While I’d like to think we would have opted for these safeguards, we were saved from any moral wrestling. We are legally required to have these safeguards in order to receive our official Certificate of Occupancy from the city. While 10% of the hoops we jumped through were bureaucratic bullshit, 90% of those hoops were about not taking on the tail risk of killing people. To be frank, not everyone is willing to invest in that on their own, so they force you to.

That’s what regulations are all about.

THE ASSHATERY OF ERCOT

A failure to invest in a tail risk is why so many of my fellow Texans experienced a tragic week. For those of you out of this particular news loop, for five days last week, power was out for days in millions of homes across Texas, where indoor temperatures plunged to the 30s. The blackouts impacted the whole state, thanks to power plants freezing and 30,000 megawatts going offline. People died.

Texas has an independent power grid, run by the Electric Reliability Council of Texas (ERCOT). It’s notoriously deregulated. Following previous winter blackouts in 2011, recommendations were made to winterize the power plants. The recommendations were not followed.

Yes, it is unlikely that the entire humongous State of Texas would undergo a deep freeze at the same time. But if that did happen, how bad would it be? Visualize!

But wait, I forget, you’re not properly incentivized here, are you, ERCOT?

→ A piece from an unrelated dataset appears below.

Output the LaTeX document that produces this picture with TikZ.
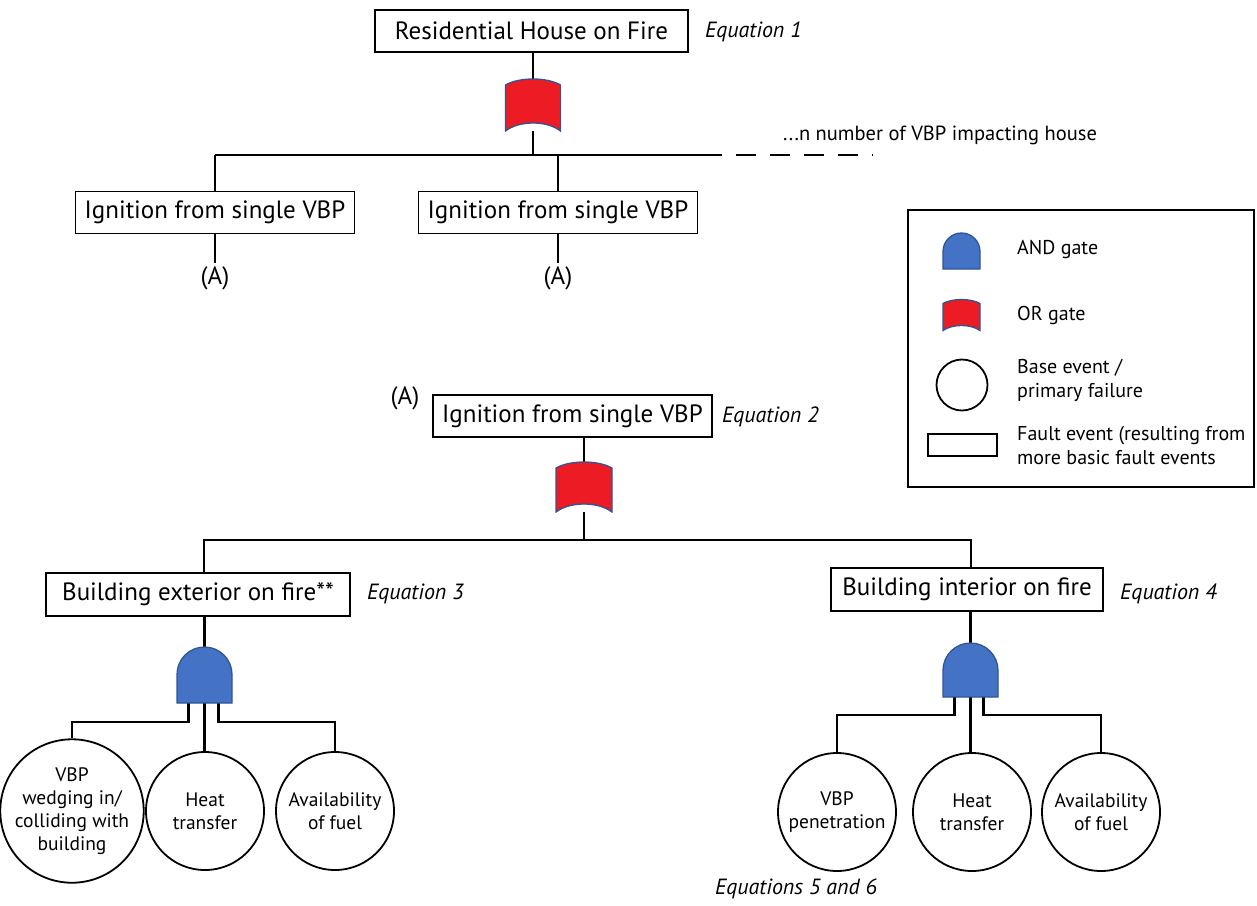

Preparing for a tail risk requires investment, and if the goal is profitability, it may not be worth it—especially when you have a monopoly over your customers. You can freeze them, displace them, even kill them, but it’s not like you’re going to lose their business. So…why should you…?

Regulations are written in blood.

Ask me how I feel running an escape room company more responsibly than Texas runs its energy grid.

Go on. Ask me.

Don’t be ERCOT. Invest in your tail risks. Care about each and every person, even if it’s not profitable.